**STATED EXERCISE:** Look through the entries and report how many lines include the word "Clone". Give the number alone.

===== THE RECORDS =====

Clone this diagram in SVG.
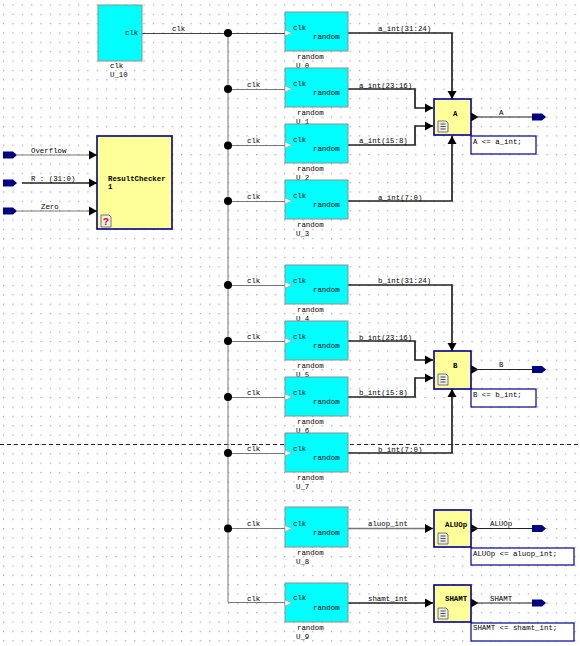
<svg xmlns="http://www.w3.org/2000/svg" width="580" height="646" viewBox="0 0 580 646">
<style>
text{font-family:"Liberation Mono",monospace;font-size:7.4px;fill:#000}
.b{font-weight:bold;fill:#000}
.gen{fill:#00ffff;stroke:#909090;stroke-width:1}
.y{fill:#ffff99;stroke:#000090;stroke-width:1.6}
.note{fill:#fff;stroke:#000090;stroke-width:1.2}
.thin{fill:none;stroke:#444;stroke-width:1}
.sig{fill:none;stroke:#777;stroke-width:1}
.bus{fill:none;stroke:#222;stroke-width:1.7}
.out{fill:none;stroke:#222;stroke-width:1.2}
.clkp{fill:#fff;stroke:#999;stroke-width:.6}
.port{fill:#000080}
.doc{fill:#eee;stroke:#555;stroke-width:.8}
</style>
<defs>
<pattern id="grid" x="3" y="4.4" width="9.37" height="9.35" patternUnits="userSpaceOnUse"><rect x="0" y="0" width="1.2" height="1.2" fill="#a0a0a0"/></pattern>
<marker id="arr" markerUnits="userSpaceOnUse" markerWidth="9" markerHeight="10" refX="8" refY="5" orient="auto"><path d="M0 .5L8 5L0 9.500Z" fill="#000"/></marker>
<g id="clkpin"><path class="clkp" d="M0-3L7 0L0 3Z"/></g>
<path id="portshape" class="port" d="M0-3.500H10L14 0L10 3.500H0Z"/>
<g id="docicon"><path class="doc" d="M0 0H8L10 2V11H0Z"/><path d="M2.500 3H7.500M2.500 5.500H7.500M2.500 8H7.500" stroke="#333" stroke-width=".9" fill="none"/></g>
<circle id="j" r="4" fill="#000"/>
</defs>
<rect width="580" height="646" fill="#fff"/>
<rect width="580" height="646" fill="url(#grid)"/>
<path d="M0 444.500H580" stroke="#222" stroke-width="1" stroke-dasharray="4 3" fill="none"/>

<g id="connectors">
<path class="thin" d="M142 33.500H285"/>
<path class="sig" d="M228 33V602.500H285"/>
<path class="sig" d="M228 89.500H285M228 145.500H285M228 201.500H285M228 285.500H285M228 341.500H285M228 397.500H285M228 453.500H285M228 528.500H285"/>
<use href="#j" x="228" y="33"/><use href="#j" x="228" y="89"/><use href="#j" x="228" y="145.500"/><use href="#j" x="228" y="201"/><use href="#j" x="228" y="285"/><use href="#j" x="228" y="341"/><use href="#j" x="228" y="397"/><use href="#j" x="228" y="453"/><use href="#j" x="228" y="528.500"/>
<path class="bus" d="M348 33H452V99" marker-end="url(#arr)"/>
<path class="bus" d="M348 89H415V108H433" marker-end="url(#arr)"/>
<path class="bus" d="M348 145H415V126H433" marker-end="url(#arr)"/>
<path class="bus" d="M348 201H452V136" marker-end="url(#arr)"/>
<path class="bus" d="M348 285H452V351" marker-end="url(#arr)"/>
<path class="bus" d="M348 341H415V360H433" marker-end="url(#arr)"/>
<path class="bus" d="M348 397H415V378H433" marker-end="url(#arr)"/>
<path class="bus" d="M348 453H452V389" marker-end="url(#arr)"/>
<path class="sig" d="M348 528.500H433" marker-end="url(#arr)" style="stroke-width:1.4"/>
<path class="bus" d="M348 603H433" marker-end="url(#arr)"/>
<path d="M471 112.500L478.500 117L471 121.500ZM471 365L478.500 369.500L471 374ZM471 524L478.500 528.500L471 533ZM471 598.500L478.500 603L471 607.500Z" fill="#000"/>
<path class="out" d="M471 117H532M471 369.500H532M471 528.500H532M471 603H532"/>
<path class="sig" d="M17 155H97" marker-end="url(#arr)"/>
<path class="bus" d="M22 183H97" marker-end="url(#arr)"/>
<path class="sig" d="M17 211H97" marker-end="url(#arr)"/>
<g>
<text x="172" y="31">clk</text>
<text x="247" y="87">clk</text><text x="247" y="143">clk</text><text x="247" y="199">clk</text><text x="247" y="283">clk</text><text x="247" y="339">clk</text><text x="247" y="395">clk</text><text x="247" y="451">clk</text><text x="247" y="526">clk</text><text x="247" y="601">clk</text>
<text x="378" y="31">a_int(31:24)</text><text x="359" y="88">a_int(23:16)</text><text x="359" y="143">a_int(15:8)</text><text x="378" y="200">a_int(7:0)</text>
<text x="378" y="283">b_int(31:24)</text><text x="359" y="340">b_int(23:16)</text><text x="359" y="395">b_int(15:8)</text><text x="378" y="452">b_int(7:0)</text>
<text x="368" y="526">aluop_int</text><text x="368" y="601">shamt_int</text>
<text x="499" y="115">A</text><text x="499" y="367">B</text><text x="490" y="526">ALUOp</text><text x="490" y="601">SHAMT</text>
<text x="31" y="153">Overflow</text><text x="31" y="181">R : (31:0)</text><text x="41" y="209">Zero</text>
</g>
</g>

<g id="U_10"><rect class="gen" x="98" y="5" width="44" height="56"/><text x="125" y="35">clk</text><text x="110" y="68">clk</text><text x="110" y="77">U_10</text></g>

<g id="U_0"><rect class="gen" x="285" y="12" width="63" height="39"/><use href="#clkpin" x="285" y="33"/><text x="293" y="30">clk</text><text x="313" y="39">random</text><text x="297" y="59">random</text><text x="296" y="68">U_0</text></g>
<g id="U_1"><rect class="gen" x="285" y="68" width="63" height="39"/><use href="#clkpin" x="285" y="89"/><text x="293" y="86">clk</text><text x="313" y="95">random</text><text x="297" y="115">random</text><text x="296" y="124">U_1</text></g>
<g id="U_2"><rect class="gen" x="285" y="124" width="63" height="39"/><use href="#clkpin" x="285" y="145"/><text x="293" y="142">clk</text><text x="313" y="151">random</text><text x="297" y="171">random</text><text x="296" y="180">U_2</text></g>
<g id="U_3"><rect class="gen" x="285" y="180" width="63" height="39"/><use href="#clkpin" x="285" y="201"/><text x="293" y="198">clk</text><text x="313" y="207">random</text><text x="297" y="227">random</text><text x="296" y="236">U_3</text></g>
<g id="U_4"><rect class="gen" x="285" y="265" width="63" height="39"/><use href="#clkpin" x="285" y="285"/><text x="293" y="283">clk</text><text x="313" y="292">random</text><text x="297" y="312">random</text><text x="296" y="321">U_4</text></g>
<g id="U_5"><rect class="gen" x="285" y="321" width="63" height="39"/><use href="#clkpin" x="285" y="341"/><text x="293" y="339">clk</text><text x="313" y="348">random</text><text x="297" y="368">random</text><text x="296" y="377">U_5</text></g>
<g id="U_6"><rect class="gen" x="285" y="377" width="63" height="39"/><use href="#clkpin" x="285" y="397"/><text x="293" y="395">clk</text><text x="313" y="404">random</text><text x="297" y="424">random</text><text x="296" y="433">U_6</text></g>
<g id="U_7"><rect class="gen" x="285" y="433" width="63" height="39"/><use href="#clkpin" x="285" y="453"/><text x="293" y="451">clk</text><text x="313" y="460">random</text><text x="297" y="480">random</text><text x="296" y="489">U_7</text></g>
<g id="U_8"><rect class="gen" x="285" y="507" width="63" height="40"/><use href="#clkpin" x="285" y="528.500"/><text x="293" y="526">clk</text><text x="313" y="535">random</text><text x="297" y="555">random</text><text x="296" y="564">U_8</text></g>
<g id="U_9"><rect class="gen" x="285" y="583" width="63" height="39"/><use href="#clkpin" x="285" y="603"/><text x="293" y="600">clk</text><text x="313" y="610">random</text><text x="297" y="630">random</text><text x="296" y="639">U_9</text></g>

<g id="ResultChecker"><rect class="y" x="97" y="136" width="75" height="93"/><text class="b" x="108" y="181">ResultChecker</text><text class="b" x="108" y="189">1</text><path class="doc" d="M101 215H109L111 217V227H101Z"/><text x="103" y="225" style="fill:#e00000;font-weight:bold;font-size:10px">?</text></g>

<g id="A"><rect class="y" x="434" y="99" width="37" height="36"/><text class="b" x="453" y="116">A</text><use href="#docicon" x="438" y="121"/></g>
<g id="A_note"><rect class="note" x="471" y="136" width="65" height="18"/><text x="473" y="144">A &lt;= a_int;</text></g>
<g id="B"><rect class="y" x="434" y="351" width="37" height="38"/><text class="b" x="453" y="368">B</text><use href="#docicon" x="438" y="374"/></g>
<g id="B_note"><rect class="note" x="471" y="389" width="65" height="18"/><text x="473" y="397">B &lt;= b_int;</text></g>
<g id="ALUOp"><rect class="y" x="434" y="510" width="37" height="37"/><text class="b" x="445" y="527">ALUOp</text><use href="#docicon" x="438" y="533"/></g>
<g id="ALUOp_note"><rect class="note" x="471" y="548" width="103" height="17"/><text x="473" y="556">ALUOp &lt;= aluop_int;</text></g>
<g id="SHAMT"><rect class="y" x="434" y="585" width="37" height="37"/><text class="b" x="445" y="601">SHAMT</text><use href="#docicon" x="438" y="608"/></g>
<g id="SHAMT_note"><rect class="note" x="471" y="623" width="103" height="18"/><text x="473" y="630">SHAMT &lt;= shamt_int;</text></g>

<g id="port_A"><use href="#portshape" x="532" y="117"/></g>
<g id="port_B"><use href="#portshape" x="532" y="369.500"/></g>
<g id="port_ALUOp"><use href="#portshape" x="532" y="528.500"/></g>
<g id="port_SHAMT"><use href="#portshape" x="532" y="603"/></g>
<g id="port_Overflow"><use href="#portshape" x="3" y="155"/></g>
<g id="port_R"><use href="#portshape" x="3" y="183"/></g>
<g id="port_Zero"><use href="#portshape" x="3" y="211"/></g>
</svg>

=====
===== THE RECORDS =====

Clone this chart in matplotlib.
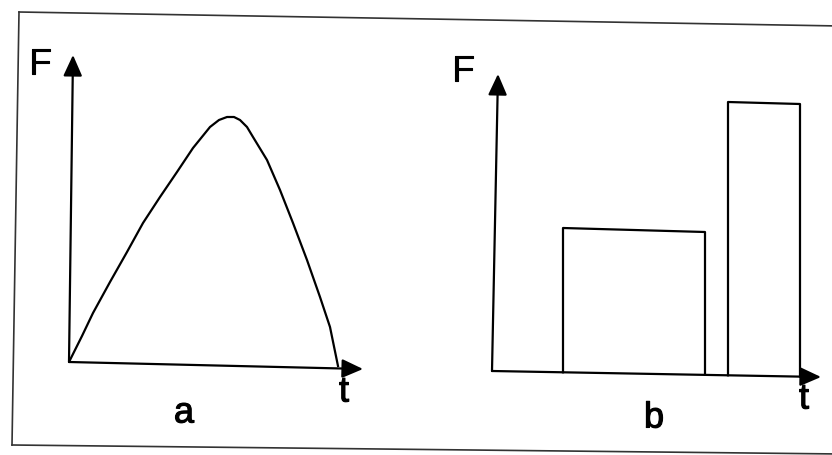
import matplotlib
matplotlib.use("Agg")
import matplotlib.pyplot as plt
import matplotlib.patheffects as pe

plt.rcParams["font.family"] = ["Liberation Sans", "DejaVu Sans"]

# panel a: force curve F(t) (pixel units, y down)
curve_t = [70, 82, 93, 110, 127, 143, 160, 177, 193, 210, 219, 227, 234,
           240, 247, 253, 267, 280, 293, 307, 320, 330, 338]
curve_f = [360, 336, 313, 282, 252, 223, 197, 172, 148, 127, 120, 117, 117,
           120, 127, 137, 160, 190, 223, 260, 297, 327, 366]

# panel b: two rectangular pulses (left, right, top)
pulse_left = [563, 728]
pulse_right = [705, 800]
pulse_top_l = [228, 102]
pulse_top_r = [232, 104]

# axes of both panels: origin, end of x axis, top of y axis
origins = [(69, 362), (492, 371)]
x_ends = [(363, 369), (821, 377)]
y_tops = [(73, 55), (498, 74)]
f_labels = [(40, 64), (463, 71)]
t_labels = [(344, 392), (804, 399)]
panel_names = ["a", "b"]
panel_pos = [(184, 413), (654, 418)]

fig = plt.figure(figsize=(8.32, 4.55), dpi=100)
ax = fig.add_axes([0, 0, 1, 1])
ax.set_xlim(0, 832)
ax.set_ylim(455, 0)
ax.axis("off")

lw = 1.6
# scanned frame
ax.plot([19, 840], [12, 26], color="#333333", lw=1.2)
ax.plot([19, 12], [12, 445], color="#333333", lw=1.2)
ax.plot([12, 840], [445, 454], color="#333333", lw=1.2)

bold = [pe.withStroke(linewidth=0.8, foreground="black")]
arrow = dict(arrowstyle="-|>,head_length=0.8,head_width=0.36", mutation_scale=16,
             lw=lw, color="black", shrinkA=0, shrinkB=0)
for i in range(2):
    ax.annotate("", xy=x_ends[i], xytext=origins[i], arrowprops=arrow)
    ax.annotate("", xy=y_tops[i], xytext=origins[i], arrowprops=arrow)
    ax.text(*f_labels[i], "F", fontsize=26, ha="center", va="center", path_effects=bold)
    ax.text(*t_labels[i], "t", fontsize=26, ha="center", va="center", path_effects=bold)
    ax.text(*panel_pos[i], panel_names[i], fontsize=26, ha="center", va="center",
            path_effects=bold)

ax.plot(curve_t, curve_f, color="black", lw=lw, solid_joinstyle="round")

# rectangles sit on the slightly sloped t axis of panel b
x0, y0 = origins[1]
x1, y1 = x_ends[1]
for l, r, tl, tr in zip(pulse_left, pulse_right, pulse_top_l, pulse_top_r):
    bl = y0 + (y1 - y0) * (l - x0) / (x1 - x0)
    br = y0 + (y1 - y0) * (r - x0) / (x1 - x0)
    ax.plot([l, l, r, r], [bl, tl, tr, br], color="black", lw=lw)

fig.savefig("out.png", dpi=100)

=====

**CORRECT ANSWER:** 2